On Heights and Diameters of Ternary Cyclotomic and Inclusion-Exclusion Polynomials

TL;DR

This paper investigates the coefficients' heights and diameters of ternary cyclotomic polynomials, proving that all heights within a certain range occur and providing explicit constructions with specific diameter values.

Contribution

It demonstrates that every integer height within a range occurs for some cyclotomic polynomial and explicitly constructs such polynomials with controlled diameters.

Findings

Every integer height from 1 to (p+1)/2 occurs for some cyclotomic polynomial.

Explicit constructions of primes q and r achieve specified heights.

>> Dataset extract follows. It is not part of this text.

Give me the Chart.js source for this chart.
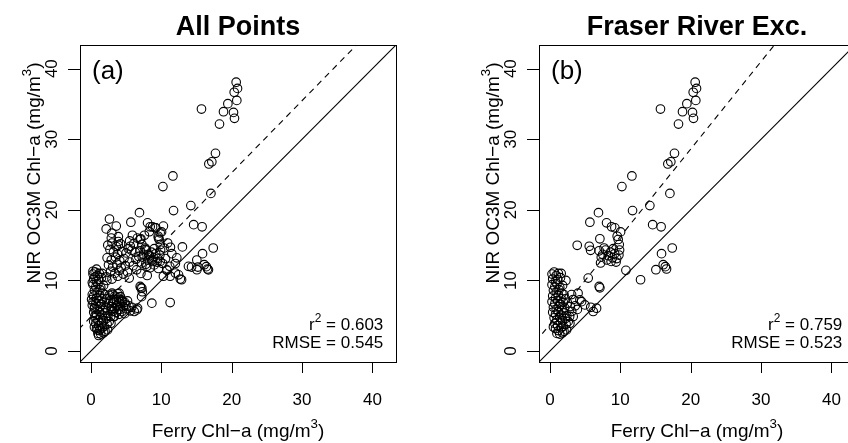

Diameter of these polynomials is either 2h or 2h-1, depending on h modulo p.

Abstract

For the $n$th cyclotomic polynomial $\Phi_n$, let $A(n)$ denote the greatest absolute value of its coefficients, its height, and let $D(n)$ denote the difference between its largest and smallest coefficients, its diameter. We show that for any odd prime $p$ and an integer $h$ in the range $1\le h\le(p+1)/2$, there are arbitrarily large primes $q$ and $r$ such that $\Phi_{pqr}$ has the height $h$. This certainly answers the question of whether every natural number occurs as the height of some cyclotomic polynomial. Our construction specifies explicit choices of $q$ and $r$ with $A(pqr)=h$, and for these choices $D(pqr)$ has one of two values: it is either $2h$ or $2h-1$, depending on the congruence class of $h$ modulo $p$.